1) Space headroom: Install at no more than 60% of the theoretical fill upper limit, leaving at least 40% for future expansion. 2) Mechanical headroom: Specify one impact class higher than current risk assessment suggests — today’s quiet corridor may be tomorrow’s automated guided vehicle (AGV) route. 3) Thermal headroom: If the trunking route passes above air-conditioning outlets or alongside heating pipes, upgrade from PVC to LSZH or metallic, or select the next higher maximum application temperature class. These three headroom principles are especially critical in commercial buildings where fit-out changes are frequent and unpredictable.
4. FAQ
- Q1: What is the difference between IEC 61084 CTS/CDS and IEC 61537 cable tray/cable ladder systems?
- A: IEC 61084 covers enclosed (with or without removable covers) trunking and ducting systems of relatively small cross-section (typically tens to a few hundred millimetres in width), designed to provide mechanical protection and electrical protection to insulated conductors and cables, with a voltage ceiling of 1000 V AC / 1500 V DC. IEC 61537 covers cable trays and cable ladders — open, ventilated support structures of much larger dimensions, intended for mechanical support and route segregation of large cable bundles in industrial settings. The fundamental distinction: CTS/CDS provides a closed protective enclosure; trays and ladders provide open mechanical support.
- Q2: What actually differs between PVC and LSZH trunking when they burn, and why do metro projects mandate LSZH?
- A: PVC combustion releases large quantities of hydrogen chloride (HCl) gas, which combines with atmospheric moisture to form hydrochloric acid — highly toxic, severely corrosive to electronic equipment, and accompanied by dense black smoke that obstructs escape routes.

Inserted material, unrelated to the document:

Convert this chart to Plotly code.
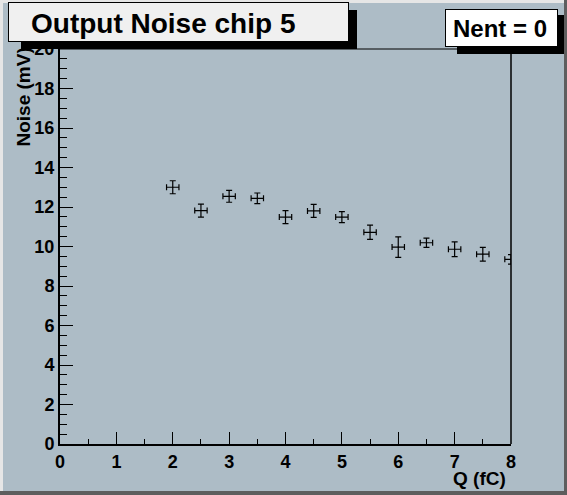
import plotly.graph_objects as go

# Data
q_fc = [2.0, 2.5, 3.0, 3.5, 4.0, 4.5, 5.0, 5.5, 6.0, 6.5, 7.0, 7.5, 8.0]
noise_mv = [13.0, 11.82, 12.54, 12.44, 11.49, 11.80, 11.49, 10.72, 9.97, 10.19, 9.86, 9.61, 9.35]
noise_err = [0.33, 0.33, 0.30, 0.27, 0.33, 0.33, 0.28, 0.36, 0.52, 0.23, 0.37, 0.35, 0.24]
q_err = [0.11] * 13
title_text = "Output Noise chip 5"
stats_text = "Nent = 0"
x_title = "Q (fC)"
y_title = "Noise (mV)"

W, H = 567, 495
L, R, T, B = 60, 511, 49, 444
BG = "#adbcc6"
FONT = "Liberation Sans, Arial, Helvetica, sans-serif"


def px(x):
    return (x - L) / (R - L)


def py(y):
    return (B - y) / (B - T)


def rect(x0, y0, x1, y1, fill, layer="above"):
    return dict(type="rect", xref="paper", yref="paper",
                x0=px(x0), x1=px(x1), y0=py(y1), y1=py(y0),
                fillcolor=fill, line=dict(color=fill, width=0), layer=layer)


def box(x0, y0, x1, y1, fill, border):
    bw = 1 if border else 0
    return dict(text=" ", xref="paper", yref="paper", x=px(x0), y=py(y0),
                xanchor="left", yanchor="top", showarrow=False,
                width=(x1 - x0) - 2 * bw, height=(y1 - y0) - 2 * bw,
                bgcolor=fill, bordercolor="black", borderwidth=bw, borderpad=0,
                font=dict(size=10))


fig = go.Figure()
fig.add_trace(go.Scatter(
    x=q_fc, y=noise_mv, mode="markers",
    marker=dict(size=1, color="black"),
    error_x=dict(type="data", array=q_err, color="black", thickness=1.2, width=3),
    error_y=dict(type="data", array=noise_err, color="black", thickness=1.2, width=3),
    showlegend=False, hoverinfo="x+y",
))

shapes = [
    # canvas bevel
    rect(0, 0, 3, 495, "#e6e6e6", layer="below"),
    rect(0, 0, 567, 3, "#e6e6e6", layer="below"),
    rect(0, 491, 567, 495, "#5e5e5e"),
    rect(564, 0, 567, 495, "#5e5e5e"),
    # frame top/right
    dict(type="line", xref="paper", yref="paper", x0=0, x1=1, y0=1, y1=1,
         line=dict(color="black", width=1), layer="above"),
    dict(type="line", xref="paper", yref="paper", x0=1, x1=1, y0=0, y1=1,
         line=dict(color="black", width=1.5), layer="above"),
]

annotations = [
    # title shadow + box
    box(21, 10, 357, 49, "black", False),
    box(8, 2, 349, 42, "#f0f0f0", True),
    # stats shadow + box
    box(457, 15, 564, 54, "black", False),
    box(445, 9, 558, 47, "white", True),
    dict(text="<b>%s</b>" % title_text, xref="paper", yref="paper", x=px(163), y=py(23),
         showarrow=False, font=dict(family=FONT, size=28, color="black"), xanchor="center", yanchor="middle"),
    dict(text="<b>%s</b>" % stats_text, xref="paper", yref="paper", x=px(500), y=py(29),
         showarrow=False, font=dict(family=FONT, size=24, color="black"), xanchor="center", yanchor="middle"),
    dict(text="<b>%s</b>" % x_title, xref="paper", yref="paper", x=px(508), y=py(478),
         showarrow=False, font=dict(family=FONT, size=19, color="black"), xanchor="right", yanchor="middle"),
    dict(text="<b>%s</b>" % y_title, xref="paper", yref="paper", x=px(23), y=py(46), textangle=-90,
         showarrow=False, font=dict(family=FONT, size=19, color="black"), xanchor="center", yanchor="top"),
]

fig.update_layout(
    width=W, height=H,
    margin=dict(l=L, r=W - R, t=T, b=H - B, pad=0),
    paper_bgcolor=BG, plot_bgcolor=BG,
    shapes=shapes, annotations=annotations,
    font=dict(family=FONT, color="black"),
    xaxis=dict(range=[0, 8], dtick=1, tick0=0, ticks="inside", ticklen=12, tickwidth=1, tickcolor="black",
               showline=True, linecolor="black", linewidth=2, showgrid=False, zeroline=False,
               tickfont=dict(family=FONT, size=18, color="black", weight="bold"),
               minor=dict(dtick=0.5, ticks="inside", ticklen=5, tickcolor="black", showgrid=False),
               fixedrange=True),
    yaxis=dict(range=[0, 20], dtick=2, tick0=0, ticks="inside", ticklen=13, tickwidth=1, tickcolor="black",
               showline=True, linecolor="black", linewidth=2, showgrid=False, zeroline=False,
               tickfont=dict(family=FONT, size=18, color="black", weight="bold"),
               minor=dict(dtick=0.5, ticks="inside", ticklen=7, tickcolor="black", showgrid=False),
               fixedrange=True),
)

fig.write_html("out.html")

LSZH (Low Smoke Zero Halogen) uses a polyolefin base with aluminium/magnesium hydroxide flame retardants; when burning, it produces very little smoke (light transmittance > 60%), no halogen acid gases, and the effluent meets the pH and conductivity limits of IEC 60754. The mandatory use of LSZH in metros, tunnels, data centres, and high-rise building escape corridors is not an environmental preference — it is a life-safety requirement.

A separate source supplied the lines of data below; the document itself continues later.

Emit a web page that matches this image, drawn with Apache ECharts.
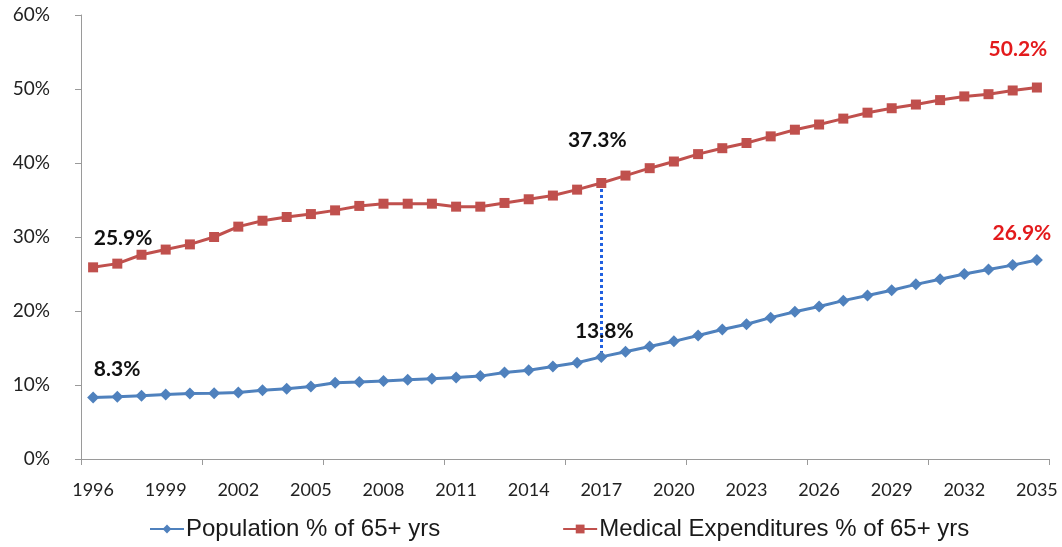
<!DOCTYPE html>
<html>
<head>
<meta charset="utf-8">
<script src="https://cdn.jsdelivr.net/npm/echarts@6/dist/echarts.min.js"></script>
<style>
  html, body { margin: 0; padding: 0; background: #fff; }
  #chart { width: 1062px; height: 547px; }
</style>
</head>
<body>
<div id="chart"></div>
<script>
// Years 1996–2035
const years = [];
for (let y = 1996; y <= 2035; y++) years.push(String(y));

// Share of population aged 65+ (%)
const populationPct = [
  8.3, 8.4, 8.55, 8.7, 8.85, 8.9, 9.0, 9.3, 9.5, 9.8,
  10.3, 10.4, 10.55, 10.7, 10.85, 11.0, 11.2, 11.7, 12.0, 12.5,
  13.0, 13.8, 14.5, 15.2, 15.9, 16.7, 17.5, 18.2, 19.1, 19.9,
  20.6, 21.4, 22.1, 22.8, 23.6, 24.3, 25.0, 25.6, 26.2, 26.9
];

// Share of medical expenditures spent on the 65+ group (%)
const medicalPct = [
  25.9, 26.4, 27.6, 28.3, 29.0, 30.0, 31.4, 32.2, 32.7, 33.1,
  33.6, 34.2, 34.5, 34.5, 34.5, 34.1, 34.1, 34.6, 35.1, 35.6,
  36.4, 37.3, 38.3, 39.3, 40.2, 41.2, 42.0, 42.7, 43.6, 44.5,
  45.2, 46.0, 46.8, 47.4, 47.9, 48.5, 49.0, 49.3, 49.8, 50.2
];

const yTicks = [0, 10, 20, 30, 40, 50, 60];
const seriesNames = ['Population % of 65+ yrs', 'Medical Expenditures % of 65+ yrs'];
const highlightYear = '2017';

const BLUE = '#4f81bd';
const RED = '#c0504d';
const labelFont = 'Lato, "Open Sans", "DejaVu Sans", sans-serif';
const tickFont = 'Lato, "Liberation Sans", Arial, sans-serif';
const legendFont = '"Liberation Sans", Arial, sans-serif';

function withLabels(values, labelled) {
  return values.map((v, i) => {
    const cfg = labelled[i];
    if (!cfg) return v;
    return {
      value: v,
      label: Object.assign({
        show: true,
        position: 'top',
        fontFamily: labelFont,
        fontWeight: 'bold',
        fontSize: 21,
        formatter: p => p.value.toFixed(1) + '%'
      }, cfg)
    };
  });
}

const last = years.length - 1;
const hi = years.indexOf(highlightYear);

const popData = withLabels(populationPct, {
  0: { color: '#111', offset: [24, -7] },
  [hi]: { color: '#111', offset: [3, -4] },
  [last]: { color: '#e31a1c', offset: [-15, -5] }
});
const medData = withLabels(medicalPct, {
  0: { color: '#111', offset: [30, -9] },
  [hi]: { color: '#111', offset: [-4, -22] },
  [last]: { color: '#e31a1c', offset: [-19, -18] }
});

const chart = echarts.init(document.getElementById('chart'), null, { renderer: 'canvas' });
chart.setOption({
  animation: false,
  backgroundColor: '#fff',
  grid: { left: 81, right: 13, top: 15, bottom: 88 },
  legend: {
    top: 512,
    left: 144,
    itemGap: 122,
    itemWidth: 34,
    itemHeight: 11,
    textStyle: { fontFamily: legendFont, fontSize: 24, color: '#1a1a1a', padding: [0, 0, 0, -3] },
    data: seriesNames
  },
  xAxis: {
    type: 'category',
    data: years,
    boundaryGap: true,
    axisLine: { lineStyle: { color: '#9a9a9a', width: 1 } },
    axisTick: { show: true, interval: 4, length: 6, lineStyle: { color: '#9a9a9a' } },
    axisLabel: {
      interval: 2,
      margin: 22,
      fontFamily: tickFont,
      fontSize: 18,
      color: '#222'
    },
    splitLine: { show: false }
  },
  yAxis: {
    type: 'value',
    min: yTicks[0],
    max: yTicks[yTicks.length - 1],
    interval: 10,
    axisLine: { show: true, lineStyle: { color: '#9a9a9a', width: 1 } },
    axisTick: { show: true, length: 6, lineStyle: { color: '#9a9a9a' } },
    axisLabel: {
      margin: 31,
      fontFamily: tickFont,
      fontSize: 19,
      color: '#222',
      formatter: v => v + '%'
    },
    splitLine: { show: false }
  },
  series: [
    {
      name: seriesNames[0],
      type: 'line',
      data: popData,
      symbol: 'diamond',
      symbolSize: 12,
      itemStyle: { color: BLUE },
      lineStyle: { color: BLUE, width: 3 },
      z: 3
    },
    {
      name: seriesNames[1],
      type: 'line',
      data: medData,
      symbol: 'rect',
      symbolSize: 10,
      itemStyle: { color: RED },
      lineStyle: { color: RED, width: 3 },
      z: 3,
      markLine: {
        silent: true,
        symbol: ['none', 'none'],
        label: { show: false },
        lineStyle: { type: 'dotted', color: '#1f5fe0', width: 3 },
        z: 2,
        data: [[
          { coord: [highlightYear, medicalPct[hi]] },
          { coord: [highlightYear, populationPct[hi]] }
        ]]
      }
    }
  ]
});
</script>
</body>
</html>
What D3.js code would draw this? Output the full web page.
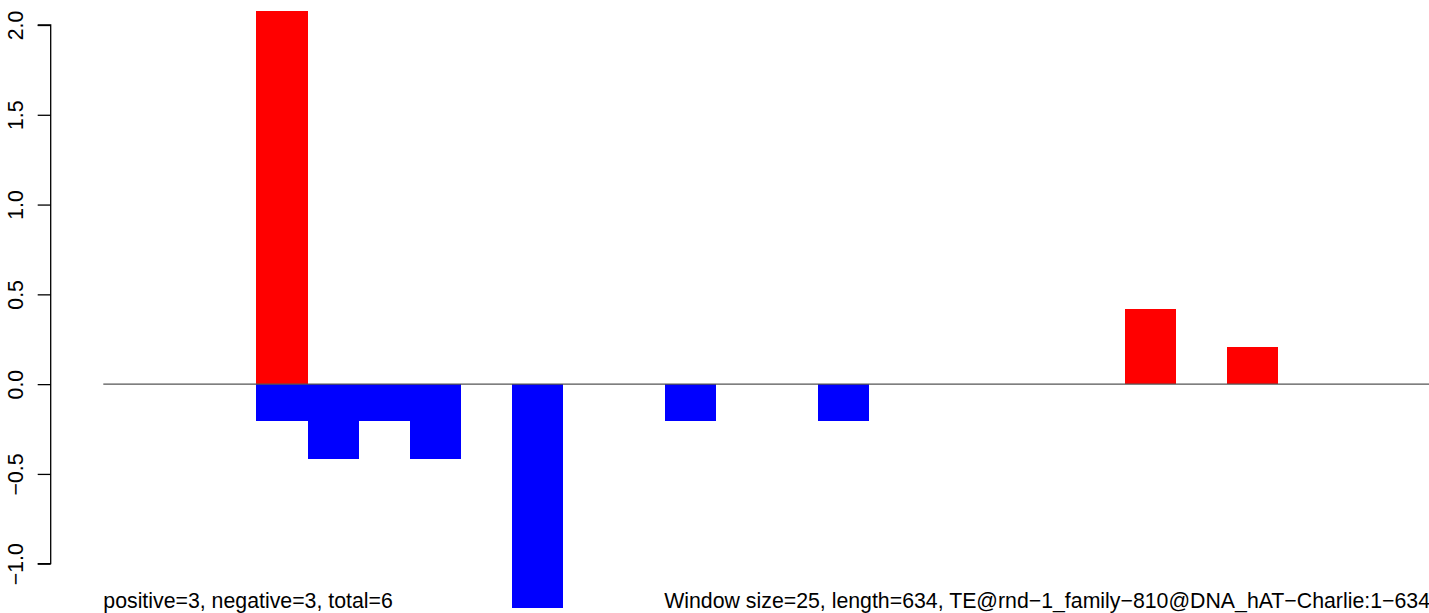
<!DOCTYPE html>
<html>
<head>
<meta charset="utf-8">
<script src="https://cdn.jsdelivr.net/npm/d3@7"></script>
<style>
  html, body { margin: 0; padding: 0; background: #fff; }
  svg { display: block; font-family: "Liberation Sans", Arial, Helvetica, sans-serif; }
</style>
</head>
<body>
<svg id="chart" width="1429" height="613"></svg>
<script>
// ---- data ----
const windowCount = 26;
const posWindows = [3, 20, 22];
const posValues  = [2.078, 0.416, 0.208];
const negWindows = [3, 4, 5, 6, 8, 11, 14];
const negValues  = [-0.208, -0.416, -0.208, -0.416, -1.247, -0.208, -0.208];
const yTicks = [-1.0, -0.5, 0.0, 0.5, 1.0, 1.5, 2.0];
const leftNote  = "positive=3, negative=3, total=6";
const rightNote = "Window size=25, length=634, TE@rnd\u22121_family\u2212810@DNA_hAT\u2212Charlie:1\u2212634";

// ---- layout ----
const W = 1429, H = 613;
const svg = d3.select("#chart");

const x = d3.scaleLinear().domain([0, windowCount]).range([103.3, 1430.9]);
const y = d3.scaleLinear().domain([-1, 2]).range([563.7, 25]);

const posData = posWindows.map((w, i) => ({ w, v: posValues[i] }));
const negData = negWindows.map((w, i) => ({ w, v: negValues[i] }));

// bars
svg.append("g").selectAll("rect").data(posData).join("rect")
  .attr("x", d => x(d.w))
  .attr("width", d => x(d.w + 1) - x(d.w))
  .attr("y", d => y(d.v))
  .attr("height", d => y(0) - y(d.v))
  .attr("fill", "#ff0000")
  .attr("shape-rendering", "crispEdges");

svg.append("g").selectAll("rect").data(negData).join("rect")
  .attr("x", d => x(d.w))
  .attr("width", d => x(d.w + 1) - x(d.w))
  .attr("y", y(0))
  .attr("height", d => y(d.v) - y(0))
  .attr("fill", "#0000ff")
  .attr("shape-rendering", "crispEdges");

// zero line
svg.append("line")
  .attr("x1", x(0)).attr("x2", W)
  .attr("y1", y(0)).attr("y2", y(0))
  .attr("stroke", "#555555").attr("stroke-width", 1.2);

// y axis
const axis = d3.axisLeft(y)
  .tickValues(yTicks)
  .tickSize(13)
  .tickPadding(0)
  .tickFormat(d => d3.format(".1f")(d).replace("-", "\u2212"));

const gAxis = svg.append("g")
  .attr("transform", "translate(50.7,0)")
  .call(axis);
gAxis.select(".domain")
  .attr("d", `M-13,${y(2)}H0V${y(-1)}H-13`)
  .attr("stroke", "#000").attr("stroke-width", 1.3).attr("fill", "none");
gAxis.selectAll(".tick line").attr("stroke", "#000").attr("stroke-width", 1.3);
gAxis.selectAll(".tick text")
  .attr("x", 0).attr("y", 0).attr("dy", null)
  .attr("transform", "translate(-28,0) rotate(-90)")
  .attr("text-anchor", "middle")
  .attr("fill", "#000")
  .style("font-size", "21.3px")
  .style("font-family", '"Liberation Sans", Arial, sans-serif');

// footnotes
svg.append("text")
  .attr("x", 103.3).attr("y", 608)
  .attr("font-size", 21.3).attr("fill", "#000")
  .text(leftNote);

svg.append("text")
  .attr("x", 1430).attr("y", 608)
  .attr("text-anchor", "end")
  .attr("font-size", 21.3).attr("fill", "#000")
  .text(rightNote);
</script>
</body>
</html>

- Q3: Can power cables and data cables share the same trunking?
- A: IEC 61084 permits the use of internal partitions (protective partitions) within the same CTS/CDS to achieve electrically protective separation between circuits — via double insulation, basic insulation plus protective screening, or reinforced insulation. When the internal partition meets the reinforced insulation requirement, power and data circuits can coexist in separate compartments of the same trunking body. However, EMC standards (e.g. EN 50174 series) recommend a minimum separation of 200 mm between power and data cables without shielding, or 50 mm with a metallic barrier. If the CTS lacks a partition, mixing power and data in the same compartment is not recommended — it violates EMC best practices and the heat from power cables can degrade data transmission performance.
- Q4: How can I verify that a trunking product genuinely complies with IEC 61084?

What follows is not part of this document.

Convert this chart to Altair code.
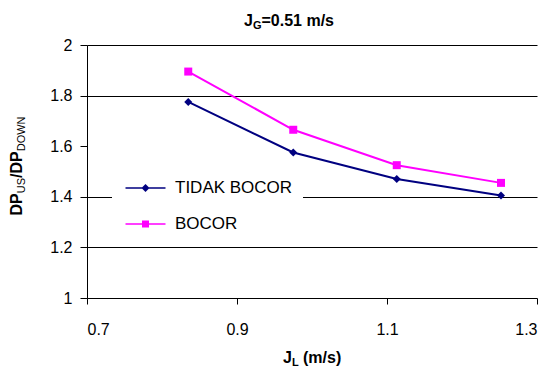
import altair as alt
import pandas as pd

# ---- data ----
jl = [0.835, 0.975, 1.113, 1.252]
tidak_bocor = [1.775, 1.575, 1.470, 1.405]
bocor = [1.895, 1.665, 1.525, 1.455]
series_names = ["TIDAK BOCOR", "BOCOR"]
series_colors = ["#000080", "#FF00FF"]
point_shapes = ["diamond", "square"]
x_ticks = [0.7, 0.9, 1.1, 1.3]
y_ticks = [1.0, 1.2, 1.4, 1.6, 1.8, 2.0]

# legend symbols: short line with the marker in its middle
legend_shapes = [
    "M-1,-0.15H7V0.15H-1Z M3,-0.8L3.8,0L3,0.8L2.2,0Z",
    "M-1,-0.15H7V0.15H-1Z M2.3,-0.7H3.7V0.7H2.3Z",
]

rows = []
for x, a, b in zip(jl, tidak_bocor, bocor):
    rows.append({"jl": x, "ratio": a, "series": series_names[0]})
    rows.append({"jl": x, "ratio": b, "series": series_names[1]})
df = pd.DataFrame(rows)

FONT = "Liberation Sans"

x_enc = alt.X(
    "jl:Q",
    scale=alt.Scale(domain=[0.7, 1.3], nice=False, zero=False),
    axis=alt.Axis(values=x_ticks, format=".1f", title=None, grid=False,
                  tickSize=6, labelPadding=17, labelFontSize=16),
)
y_enc = alt.Y(
    "ratio:Q",
    scale=alt.Scale(domain=[1, 2], nice=False, zero=False),
    axis=alt.Axis(values=y_ticks, format=".1~f", title=None, grid=True,
                  gridColor="black", gridWidth=1,
                  gridOpacity={"condition": {"test": "abs(datum.value - 1.6) < 0.001 || abs(datum.value - 1) < 0.001", "value": 0}, "value": 1},
                  tickSize=7, labelPadding=8, labelFontSize=16),
)

color_scale = alt.Scale(domain=series_names, range=series_colors)

base = alt.Chart(df).encode(x=x_enc, y=y_enc)

lines = base.mark_line(strokeWidth=2).encode(
    color=alt.Color("series:N", scale=color_scale, legend=None)
)
points = base.mark_point(filled=True, opacity=1).encode(
    color=alt.Color("series:N", scale=color_scale, legend=None),
    shape=alt.Shape("series:N", scale=alt.Scale(domain=series_names, range=point_shapes), legend=None),
    size=alt.value(64),
)
leg_kw = dict(
    title=None, orient="none", legendX=25, legendY=124.5, fillColor="white",
    padding=10, symbolSize=100, symbolStrokeWidth=0, symbolOpacity=1,
    labelFontSize=17, labelFont=FONT, labelColor="black", labelOffset=36,
    rowPadding=18,
)
legend_layer = base.mark_point(filled=True, opacity=0).encode(
    color=alt.Color("series:N", scale=color_scale, legend=alt.Legend(**leg_kw)),
    shape=alt.Shape("series:N", scale=alt.Scale(domain=series_names, range=legend_shapes),
                    legend=alt.Legend(**leg_kw)),
)

one = pd.DataFrame({"k": [0]})


def txt(s, x, y, size, bold=True, angle=0):
    kw = dict(text=s, align="left", baseline="alphabetic", font=FONT,
              fontSize=size, fontWeight="bold" if bold else "normal", color="black")
    if angle:
        kw["angle"] = angle
    return alt.Chart(one).mark_text(**kw).encode(x=alt.value(x), y=alt.value(y))


# chart title  J_G=0.51 m/s
title_parts = [
    txt("J", 157, -19, 16),
    txt("G", 165.9, -16, 11),
    txt("=0.51 m/s", 174.5, -19, 16),
]
# x title  J_L (m/s)
xt_parts = [
    txt("J", 196, 318, 16),
    txt("L", 204.9, 321, 11),
    txt("(m/s)", 216, 318, 16),
]
# y title  DP_US/DP_DOWN (rotated)
yt_parts = [
    txt("DP", -65, 170.5, 16, angle=270),
    txt("US", -62, 148.3, 11, bold=False, angle=270),
    txt("/DP", -65, 133.0, 16, angle=270),
    txt("DOWN", -62, 106.3, 11, bold=False, angle=270),
]

chart = alt.layer(
    lines, points, legend_layer, *title_parts, *xt_parts, *yt_parts
).resolve_scale(
    color="independent", shape="independent"
).properties(
    width=450, height=253,
    autosize=alt.AutoSizeParams(type="none"),
    padding={"left": 79, "top": 37, "right": 4, "bottom": 73},
    background="white",
).configure_view(
    stroke=None
).configure_axis(
    labelFont=FONT, labelColor="black", domainColor="black", tickColor="black",
    domainWidth=1, tickWidth=1,
)

chart.save("out.html", embed_options={"renderer": "svg", "actions": False})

- A: Start by checking the product marking and smallest package label: manufacturer name or trademark, product identification (catalogue number or symbol), and a clear identification of whether the product is flame propagating. The manufacturer’s technical documentation must include: the full list of system components and their functions; the complete classification per Clauses 6.2 through 6.9 (impact class, temperature ranges, flame propagation category, electrical continuity/insulation characteristics, IP rating, cover retention method); the linear impedance in Ω/m (if electrical continuity is declared); the usable cable cross-sectional area in mm²; and the installation instructions necessary to achieve the declared IP classification. If the technical documentation is missing any of these items, the claim of “compliance with IEC 61084” should be questioned. Conformity is substantiated by type-test reports from independent certification bodies (e.g. VDE, SEMKO, UL).